Joined: 26 December 2005

Posts: 456

Posted: 03 February 2006 at 4:50am | IP Logged
Originally posted by mist

The previous responses especially of sowmya and willows and dolly re instate what someone else said earlier. This topic is no longer a debate and is now a clash of ideologies. It is like debating which religion is the best. So finally let me too post my personal view.


Originally posted by Willows

Originally posted by sowmyaa

so if you already lost ur virginity i would be doubtful if he could really love me that much again and probably it would creat drift in relashionshiop later on.

Indeed what you can give to oneself and other as you enter into a proposed long lasting relationship is a gift and if you loose this most precious gift then i would believe such a person is a pauper.

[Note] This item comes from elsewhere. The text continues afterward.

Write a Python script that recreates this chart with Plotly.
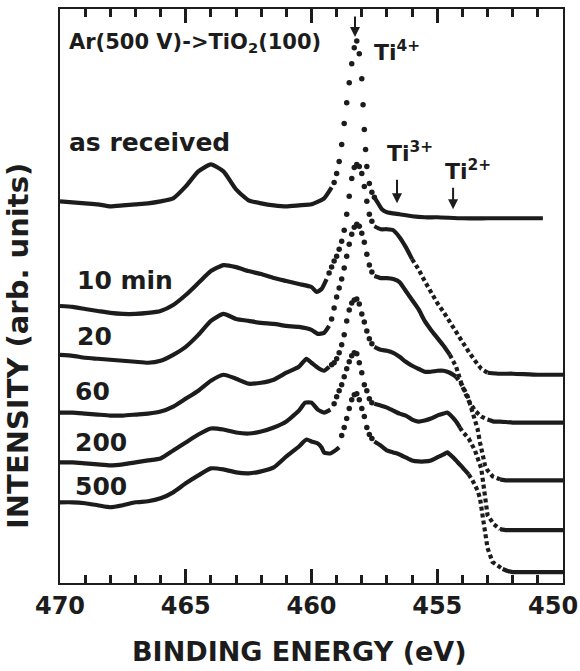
import plotly.graph_objects as go

INK = "#1c1c1c"
FONT = "DejaVu Sans"

# ---------------- data (binding energy in eV, intensity in arb. units, offset-stacked) -------------
E_AS = [470, 469.5, 469, 468.5, 468, 467.5, 467, 466.5, 466, 465.5, 465, 464.5, 464, 463.5, 463,
        462.5, 462, 461.5, 461, 460.5, 460, 459.5, 459.2,
        459.1, 459.0, 458.9, 458.8, 458.7, 458.6, 458.5, 458.4, 458.3, 458.2, 458.1, 458.0, 457.95,
        457.9, 457.85, 457.8, 457.7, 457.6, 457.5,
        457.4, 457.2, 457.0, 456.5, 456, 455.5, 455, 454, 453, 452, 451, 450.8]
I_AS = [383, 382, 381, 380, 378, 379, 380, 381, 383, 386, 398, 413, 420, 413, 395,
        384, 381, 379, 378, 379, 380, 386, 397,
        402, 411, 423, 440, 461, 482, 502, 521, 537, 544, 531, 506, 480,
        455, 435, 418, 401, 392, 387,
        383, 375, 372, 370, 368, 367, 367, 366, 366, 366, 366, 366]

E_10 = [470, 469.5, 469, 468.5, 468, 467.5, 467, 466.5, 466, 465.5, 465, 464.5, 464, 463.5, 463,
        462.5, 462, 461.5, 461, 460.5, 460, 459.8, 459.6, 459.4,
        459.3, 459.2, 459.1, 459.0, 458.9, 458.8, 458.7, 458.6, 458.5, 458.4, 458.3, 458.2, 458.1,
        458.0, 457.9, 457.8, 457.7, 457.6,
        457.5, 457.25, 457.0, 456.75, 456.5, 456.25, 456.0,
        455.75, 455.5, 455.25, 455.0, 454.75, 454.5, 454.25, 454.0, 453.75, 453.5, 453.25, 453.0,
        452.5, 452, 451, 450]
I_10 = [278, 277, 275, 273, 271, 270, 270, 271, 273, 279, 289, 301, 313, 319, 317,
        313, 310, 306, 303, 300, 297, 292, 295, 305,
        311, 317, 323, 328, 335, 343, 354, 370, 388, 406, 417, 420, 418,
        411, 398, 383, 370, 363,
        358, 355, 355, 354, 347, 337, 325,
        315, 303, 291, 281, 272, 262, 251, 241, 232, 223, 215, 211,
        210, 210, 209, 209]

E_20 = [470, 469.5, 469, 468.5, 468, 467.5, 467, 466.5, 466, 465.5, 465, 464.5, 464, 463.5, 463,
        462.5, 462, 461.5, 461, 460.5, 460, 459.75, 459.5, 459.3,
        459.2, 459.1, 459.0, 458.9, 458.8, 458.7, 458.6, 458.5, 458.4, 458.3, 458.2, 458.1, 458.0,
        457.9, 457.8, 457.7, 457.6,
        457.5, 457.25, 457.0, 456.75, 456.5, 456.25, 456.0, 455.75, 455.5, 455.25, 455.0, 454.75, 454.5,
        454.25, 454.0, 453.75, 453.5, 453.25, 453.0,
        452.75, 452.5, 452, 451, 450]
I_20 = [229, 228, 226, 225, 224, 223, 222, 221, 223, 229, 237, 249, 263, 270, 265,
        263, 261, 260, 258, 257, 254, 250, 251, 258,
        265, 276, 287, 296, 305, 316, 328, 340, 350, 357, 360, 358, 351,
        342, 330, 319, 312,
        308, 306, 306, 305, 302, 293, 284, 275, 263, 254, 246, 238, 229,
        217, 197, 183, 173, 167, 164,
        162, 162, 161, 161, 161]

E_60 = [470, 469.5, 469, 468.5, 468, 467.5, 467, 466.5, 466, 465.5, 465, 464.5, 464, 463.5, 463,
        462.5, 462, 461.5, 461, 460.5, 460.2, 460.0, 459.75, 459.5, 459.3,
        459.2, 459.1, 459.0, 458.9, 458.8, 458.7, 458.6, 458.5, 458.4, 458.3, 458.2, 458.1, 458.0,
        457.9, 457.8, 457.7, 457.6,
        457.5, 457.25, 457.0, 456.75, 456.5, 456.25, 456.0, 455.75, 455.5, 455.25, 455.0, 454.75,
        454.5, 454.25,
        454.0, 453.8, 453.6, 453.4, 453.3, 453.2, 453.1, 453.0, 452.8, 452.5,
        452.25, 452, 451, 450]
I_60 = [171, 171, 170, 169, 168, 168, 169, 170, 172, 177, 185, 193, 203, 209, 205,
        200, 201, 204, 211, 217, 225, 221, 216, 213, 217,
        219, 221, 225, 231, 239, 249, 263, 274, 281, 284, 285, 280, 270,
        262, 253, 245, 240,
        237, 234, 233, 231, 227, 222, 218, 215, 212, 212, 213, 213,
        211, 207,
        198, 188, 173, 155, 141, 128, 118, 113, 107, 104,
        103, 103, 103, 103]

E_200 = [470, 469.5, 469, 468.5, 468, 467.5, 467, 466.5, 466, 465.5, 465, 464.5, 464, 463.5, 463,
         462.5, 462, 461.5, 461, 460.5, 460.25, 460.0, 459.75, 459.5, 459.25,
         459.1, 459.0, 458.9, 458.8, 458.7, 458.6, 458.5, 458.4, 458.3, 458.2, 458.1, 458.0,
         457.9, 457.8, 457.7, 457.6,
         457.5, 457.25, 457.0, 456.75, 456.5, 456.25, 456.0, 455.75, 455.5, 455.25, 455.0, 454.75,
         454.6, 454.5, 454.25, 454.1,
         454.0, 453.75, 453.5, 453.25, 453.1, 453.0, 452.75, 452.5,
         452.25, 452, 451, 450]
I_200 = [121, 121, 120, 119, 118, 119, 121, 123, 125, 133, 141, 149, 155, 154, 151,
         150, 152, 156, 162, 173, 181, 181, 174, 171, 174,
         180, 187, 193, 199, 207, 215, 222, 228, 231, 230, 221, 211,
         199, 193, 185, 181,
         180, 178, 176, 173, 170, 168, 164, 162, 163, 165, 168, 170,
         171, 169, 162, 156,
         152, 145, 133, 115, 83, 68, 59, 54,
         53, 53, 53, 53]

E_500 = [470, 469.5, 469, 468.5, 468, 467.5, 467, 466.5, 466, 465.5, 465, 464.5, 464, 463.5, 463,
         462.5, 462, 461.5, 461, 460.5, 460.2, 460.0, 459.75, 459.6, 459.5, 459.25, 459.0, 458.9,
         458.8, 458.7, 458.6, 458.5, 458.4, 458.3, 458.2, 458.1, 458.0, 457.9, 457.8, 457.7, 457.6,
         457.5, 457.25, 457.0, 456.75, 456.5, 456.25, 456.0, 455.75, 455.5, 455.25, 455.0, 454.75,
         454.6, 454.5, 454.25, 454.0, 453.75,
         453.6, 453.4, 453.3, 453.2, 453.1, 453.0, 452.8, 452.6, 452.4,
         452.2, 452, 451, 450]
I_500 = [81, 81, 80, 78, 76, 78, 81, 82, 85, 91, 100, 108, 115, 114, 111,
         110, 112, 116, 127, 137, 144, 142, 140, 136, 131, 130, 134, 136,
         148, 156, 165, 175, 184, 189, 190, 184, 175, 167, 156, 149, 145,
         142, 138, 133, 131, 129, 126, 123, 122, 122, 123, 126, 129,
         131, 129, 123, 116, 109,
         103, 93, 85, 68, 53, 35, 21, 17, 14,
         12, 11, 11, 11]

LABELS = ["as received", "10 min", "20", "60", "200", "500"]
X_TICKS = [470, 465, 460, 455]          # 450 is written at the right edge, see below
X_TICK_TEXT = ["470", "465", "460", "455"]
X_LAST_TICK = "450"

# drawing style of each energy interval (low, high, style)
SEGMENTS = [
    [(459.2, 470, "line"), (457.5, 459.1, "dots"), (450.8, 457.5, "line")],
    [(459.4, 470, "line"), (457.6, 459.3, "dots"), (456.0, 457.5, "line"), (453.0, 456.0, "dash"), (450, 453.0, "line")],
    [(459.3, 470, "line"), (457.6, 459.2, "dots"), (454.5, 457.5, "line"), (453.0, 454.5, "dash"), (450, 453.0, "line")],
    [(459.3, 470, "line"), (457.6, 459.2, "dots"), (454.25, 457.5, "line"), (452.5, 454.25, "dash"), (450, 452.5, "line")],
    [(459.25, 470, "line"), (457.6, 459.1, "dots"), (454.1, 457.5, "line"), (452.5, 454.1, "dash"), (450, 452.5, "line")],
    [(458.9, 470, "line"), (457.6, 458.8, "dots"), (453.75, 457.5, "line"), (452.4, 453.75, "dash"), (450, 452.4, "line")],
]

SPECTRA = [(E_AS, I_AS), (E_10, I_10), (E_20, I_20), (E_60, I_60), (E_200, I_200), (E_500, I_500)]

fig = go.Figure()
for (E, I), segs, name in zip(SPECTRA, SEGMENTS, LABELS):
    for lo, hi, kind in segs:
        xs = [e for e in E if lo <= e <= hi]
        ys = [v for e, v in zip(E, I) if lo <= e <= hi]
        if kind == "dots":
            fig.add_trace(go.Scatter(x=xs, y=ys, mode="markers", name=name, hoverinfo="skip",
                                     marker=dict(size=5.5, color=INK, line=dict(width=0))))
        elif kind == "dash":
            fig.add_trace(go.Scatter(x=xs, y=ys, mode="lines", name=name, hoverinfo="skip",
                                     line=dict(width=4.2, color=INK, dash="4px,3px")))
        else:
            fig.add_trace(go.Scatter(x=xs, y=ys, mode="lines", name=name, hoverinfo="skip",
                                     line=dict(width=4.2, color=INK, shape="spline", smoothing=0.5)))

bold = dict(family=FONT, color=INK, weight="bold")
annotations = []

# curve labels
label_pos = [(469.72, 442), (469.4, 304), (469.4, 247), (469.48, 192), (469.48, 141), (469.48, 97)]
for text, (lx, ly) in zip(LABELS, label_pos):
    annotations.append(dict(x=lx, y=ly, xref="x", yref="y", text=text, showarrow=False,
                            xanchor="left", yanchor="middle", font=dict(size=25, **bold)))

annotations.append(dict(x=469.72, y=542, xref="x", yref="y", text="Ar(500 V)->TiO<sub>2</sub>(100)",
                        showarrow=False, xanchor="left", yanchor="middle", font=dict(size=21, **bold)))

for txt, lx, ly in [("Ti<sup>4+</sup>", 457.6, 534), ("Ti<sup>3+</sup>", 457.08, 433), ("Ti<sup>2+</sup>", 454.77, 414)]:
    annotations.append(dict(x=lx, y=ly, xref="x", yref="y", text=txt, showarrow=False,
                            xanchor="left", yanchor="middle", font=dict(size=22, **bold)))

# arrows marking Ti4+, Ti3+, Ti2+
for ax_e, tip_i, length in [(458.27, 548, 22), (456.6, 381, 25), (454.37, 375, 23)]:
    annotations.append(dict(x=ax_e, y=tip_i, xref="x", yref="y", text="", showarrow=True,
                            ax=0, ay=-length, arrowhead=2, arrowsize=1, arrowwidth=2,
                            arrowcolor=INK, standoff=0))

# last x tick label, kept inside the figure like the original
annotations.append(dict(x=1.034, y=-0.040, xref="paper", yref="paper", text=X_LAST_TICK,
                        showarrow=False, xanchor="right", yanchor="middle", font=dict(size=24, **bold)))

# axis titles
annotations.append(dict(x=0.477, y=-0.1198, xref="paper", yref="paper", text="BINDING ENERGY (eV)",
                        showarrow=False, xanchor="center", yanchor="middle", font=dict(size=27, **bold)))
annotations.append(dict(x=-0.0835, y=0.413, xref="paper", yref="paper", text="INTENSITY (arb. units)",
                        showarrow=False, xanchor="center", yanchor="middle", textangle=-90,
                        font=dict(size=29, **bold)))

fig.update_layout(
    width=580, height=671, autosize=False,
    margin=dict(l=60, r=17, t=7, b=88),
    paper_bgcolor="white", plot_bgcolor="white",
    showlegend=False,
    annotations=annotations,
    xaxis=dict(range=[470, 450], tickmode="array", tickvals=X_TICKS, ticktext=X_TICK_TEXT,
               ticks="inside", ticklen=14, tickwidth=2.5, tickcolor=INK,
               showline=True, linewidth=2.2, linecolor=INK, mirror="ticks",
               showgrid=False, zeroline=False,
               tickfont=dict(size=24, **bold),
               minor=dict(tickmode="linear", tick0=450, dtick=1, ticks="inside",
                          ticklen=8, tickwidth=2.5, tickcolor=INK, showgrid=False)),
    yaxis=dict(range=[0, 576], showticklabels=False, ticks="", showline=True, linewidth=2.2,
               linecolor=INK, mirror=True, showgrid=False, zeroline=False),
)

fig.write_html("out.html")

I disagree. When I enter a relationship the thing I would hold most sacred is the promise of acceptance and respect and love and emotional security. Previous liaisons dont matter to me. I dont believe my partner will never feel any attraction  to another beautiful woman but neither do I  labour under the fear that I will never measure up to his previous interests. But I respect and appreciate all views against the motion.

Dear Mist;

I appreciate your views, please be assured, i would be the last person to make it a religious issue or clash of ego, for i have none, further you would observe, i have replied to the post only today, further what i wrote was my personal experience regarding the gift, though i welcome your disagreement, i always believe all human beings are special and different and they cannot be same in any manner unless they are twins.

I still believe when you marry there has to something that you offers to each other and that most important thing is trust, and it is presumed in the marriage that both the sides are virgin and hence the best possible gift for each side is this trust and i believe one who has no trust is indeed a pauper, for me the most valueable thing is the values.